Wie wird der Eintritt oder Nichteintritt einer Bedingung festgestellt und wer trägt hierfür die Beweislast?
Der Eintritt oder Nichteintritt einer Bedingung ist eine Tatfrage, deren Beweis grundsätzlich jene Partei führen muss, die sich auf das Bedingungsergebnis beruft. Im Streitfall muss also derjenige beweisen, dass die Bedingung eingetreten ist, der Rechte aus dem eingetretenen Ereignis ableiten will; der Gegner hat das Gegenteil zu beweisen, wenn er sich auf den Nichteintritt beruft. Die Beweislastverteilung folgt damit den allgemeinen zivilprozessualen Grundsätzen. Im praktischen Rechtsverkehr werden zur Dokumentation des Bedingungseintritts häufig entsprechende Nachweise (Urkunden, Zeugenaussagen, Gutachten) erforderlich. Besonderheiten können sich aus den Umständen des Einzelfalls, speziellen gesetzlichen Anordnungen oder vereinbarten Beweisregelungen ergeben.
Können Bedingungen nachträglich geändert oder aufgehoben werden?

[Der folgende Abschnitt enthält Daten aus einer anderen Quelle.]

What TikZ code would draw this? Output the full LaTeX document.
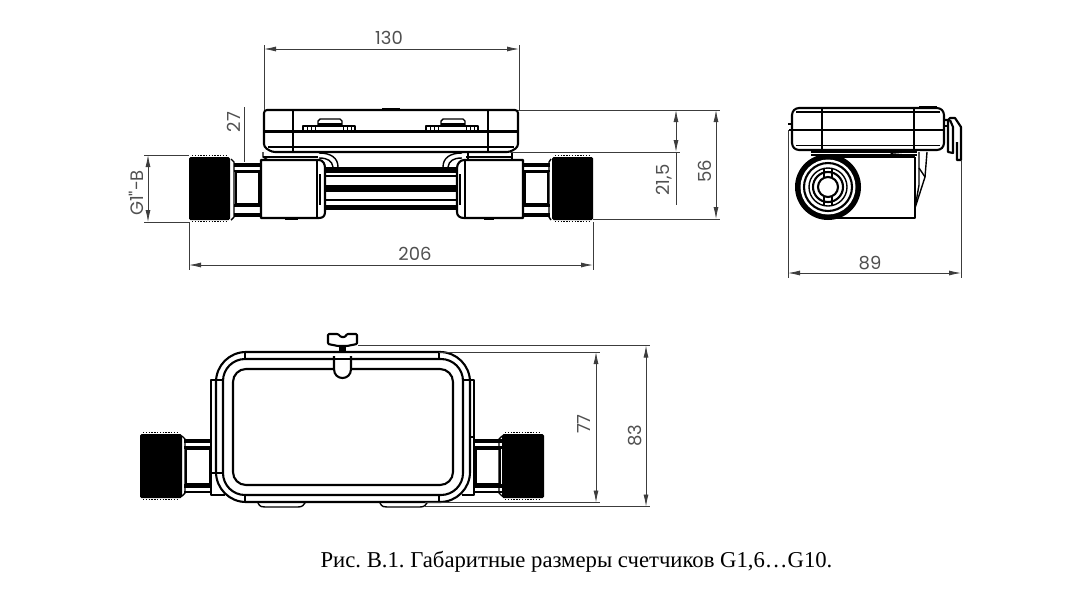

Bedingungen können grundsätzlich nach dem Abschluss des Rechtsgeschäfts nur dann einvernehmlich geändert oder aufgehoben werden, wenn sämtliche am Rechtsgeschäft beteiligte Parteien zustimmen. Eine einseitige Änderung ist ausgeschlossen. Ist das bedingte Rechtsgeschäft bereits vollständig erfüllt oder hat die Bedingung sich bereits verwirklicht, ist eine nachträgliche Änderung grundsätzlich nicht mehr möglich. Insbesondere im Zusammenhang mit Verträgen ist zu beachten, dass für die Änderung oder Aufhebung von Bedingungen teilweise Formvorschriften gelten (z. B. notarielle Beurkundung bei Immobiliengeschäften). Voraussetzung einer zulässigen Änderung ist stets, dass das zugrundeliegende Geschäft oder die Vereinbarung noch im Schwebezustand ist und der Wille der Parteien auf eine entsprechende Modifikation gerichtet ist.